The mortgagee did not meet face-to-face with the borrowers, so the issue for the Appellate Court was whether the mortgagee made a reasonable effort to arrange a face-to-face meeting as required by section 203.604(d).

The Appellate Court took judicial notice that the U.S. Postal Service provides a proof of mailing form certificate. Here, the mortgagee lacked a proof of mailing form certificate that it sent the required certified letter. Thus, the Appellate Court determined that the mortgagee did not make a reasonable effort to arrange a face-to-face meeting because it did not have proof that it sent the letter to the borrower by certified mail.

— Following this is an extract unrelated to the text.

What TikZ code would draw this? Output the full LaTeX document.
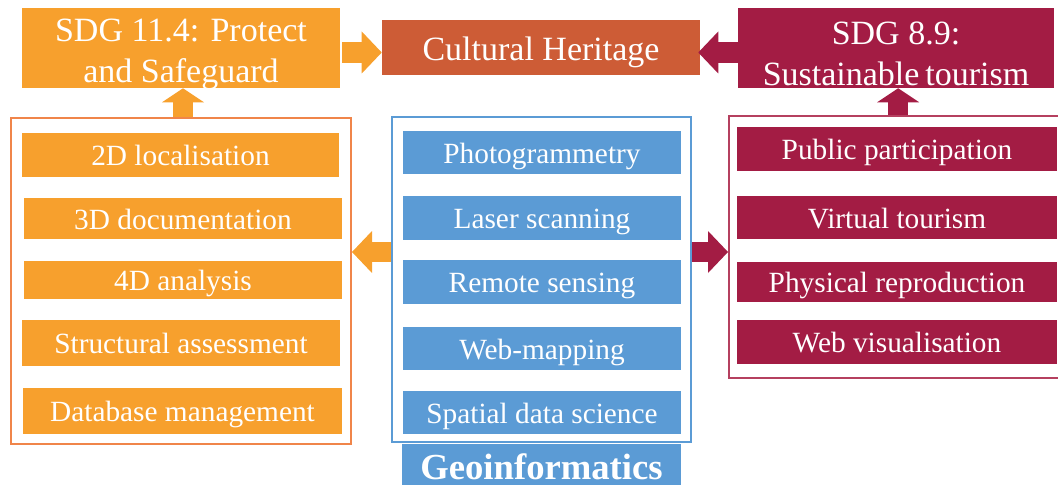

However, this did not end the Appellate Court’s inquiry because it may affirm the circuit court for any reason in the record. The Appellate Court observed that where the borrower claims only a technical defect in notice and there is no resulting prejudice, it would be futile to vacate the foreclosure to permit new notice. See Aurora Loan Services, LLC v. Pajor, 2012 IL App (2d) 110899.

Here, the borrowers’ mortgage loan debt was discharged in bankruptcy and they did not reaffirm the debt. The Appellate Court noted that the borrowers’ “discharge in bankruptcy without reaffirmation means that they are no longer bound by the mortgage contract between the parties and should not be allowed to enjoy any benefits of the mortgage contract that their own volitional act has nullified.”

As such, the Appellate Court reasoned that “[s]ending the letter seeking a face-to-face meeting would be meaningless and futile.” Further, the Appellate Court found that in this situation “[t]here is neither purpose nor policy that would countenance a determination of prejudicial error.”

As the law does not require performing useless acts as a prerequisite to file a legal proceeding, the Appellate Court concluded that the trial court correctly entered summary judgment in favor of the mortgagee.

Accordingly, the Appellate Court affirmed the trial court’s judgment in favor of the mortgagee.